When asked about ElizabethTown, a film seen by many to be his weakest, he said
“Well people who love it, love it a lot. And people that don’t love it, don’t love it a lot. And that’s fine. It always comes back to “why did you make that movie?” It was a pure thing for me – it’s for my Dad. The memories he left behind”
That’s my kind of guy.
So, as you can guess I am a bit of fan, so was looking forward to We Bought A Zoo, Crowe’s latest film that tells the true story of Benjamin Mee (Matt Damon), a single father, who after losing his wife buys a house in the country, which also contains a rundown zoo, in desperate need of repair.
Again Crowe has taken a simple story and truly gets to the heart of it. Some have accused the film of being overly cheesy and too saccharine, but to me he pitched it just right. There is no doubt it is a film (and indeed a story) that tugs the heart strings, but unlike films such as War Horse, the audience doesn’t feel manipulated into those emotions. We Bought A Zoo feels like what it is, simply a true life emotional story.
Whilst the script is not purely Crowe’s (it is based on Benjamin Mee’s real memoir), there is no doubting this is a Cameron Crowe film. Familiar themes run throughout, which are brought to the screen by the universally excellent cast. Damon is simply outstanding as Benjamin Mee and the conviction that he brings to the role is one of the main reasons behind the films success. Throughout the film he is simply honest and believable. Scarlett Johansson as Kelly Foster the head zookeeper has never been better. Here she has found a role that finally fits her. Her interaction with Damon and his family feels warm and genuine; her passion for the zoo and its animals feels real. Too often we have seen her in roles that are either too glamorous or too dowdy, here, finally, she is just right.
The film follows Benjamin struggling to come to terms with losing his wife, whilst trying to hold his family together. He doesn’t look go looking for sympathy and in fact you get the feeling that he doesn’t actually have the time to grieve. He is suddenly a single parent struggling with school runs, an endless supply of lasagnes from hopeful single school mums, chasing a story for work and dealing with a teenage son and a very inquisitive little girl. And it is these two relationships, which are at the heart of this film.
Benjamin buys the house and accompanying zoo with the best of intentions, but soon realises that a new start doesn’t necessary make the memories or the hurt go away. The family struggles to settle and adjust to their new wilder surroundings. None more so that Benjamin’s son Dylan (Colin Ford), who is trying to come terms with the loss of his mother, moving home and of course being a teenager. Benjamin tries to reach out to him, but is rebuffed, so finding himself in the position that most parents will face at some point of not being able to reach their child. The two simply are unable to communicate. Dylan blames his father for dragging him away from his school and friends, whilst each time Benjamin looks at him he sees his wife. Watching the frustrations that both feel during these scenes is powerful film making.
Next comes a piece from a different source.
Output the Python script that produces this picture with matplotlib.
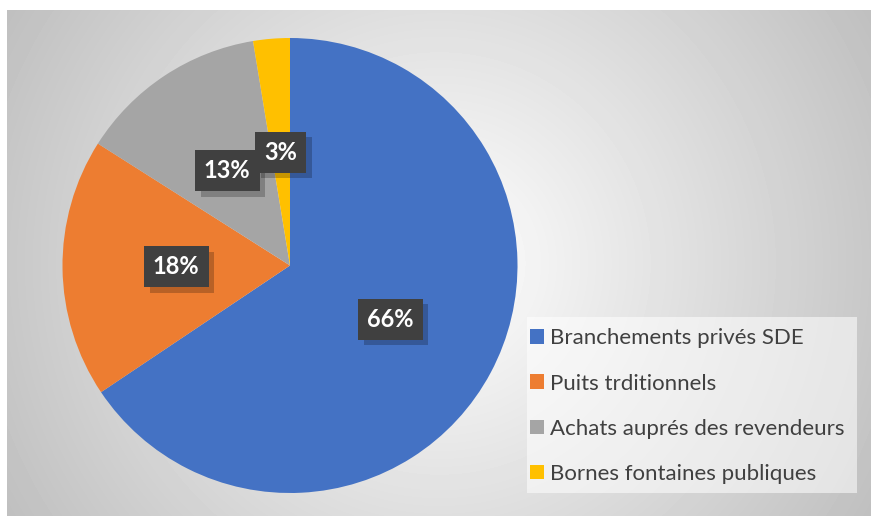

Benjamin’s relationship with his daughter Rosie (Maggie Elizabeth Jones) is more straightforward, as she is at the age of easy acceptance and endless optimism. She is in her element in the zoo and wanders around in what seems like a constant state of amazement. However we never really see the affect that losing her mother has had on her, which is unfortunate, as it would have an interesting counterbalance to Dylan.
However it is Benjamin’s on-going relationship with his wife Katherine (Stephanie Szostak) that is the hardest for Benjamin to deal with. Whilst the bustle of day-to-day life brings some much-needed distraction, it is the long hours after the kids have gone to bed that are the most difficult. Here Benjamin loses himself in his memories and although he clearly wants to, struggles to look at photos of the past life that he so desperately wants back. As Benjamin himself states; he simply can’t let go. Cameron judges these scenes well, focussing tight up on Damon throughout. You feel an element of what he must be going through, but at no time do you feel that you are intruding.
But onto the zoo, which provides some much needed distraction and focus for the family. They say animals have a healing quality and that is certainly true here. The supporting cast of zookeepers aren’t too mean on their new and very eager boss and allow him to learn the ropes whilst decked out in his shinny new work-boots. Benjamin’s brother (Thomas Haden Church), brings some real comedic balance to proceedings and looks on in bemusement and tries to talk him out of the whole daft adventure before it ruins him. A brief cameo by John Michael Higgins as the zoo inspector forges the team together in order to bring the zoo up to spec and provides some of the most entertaining and more light-hearted moments.
I have never been in this situation that the real life Benjamin Mee found himself in and I hope that I never have to, so I do not know how realistic the portrayal of the loss was. It did however feel real to me. I felt as if I lived with the family for a couple of hours. I laughed with them, I cried with them and I felt joy with them.
This is no truer than in the final scene. Here Crowe elicits a moment of real joy from what could be a moment of real sadness, and is the perfect example of the incredible gift that Crowe has of being able to strip away what is unnecessary and show you what is important. Often it is the simple things that get you.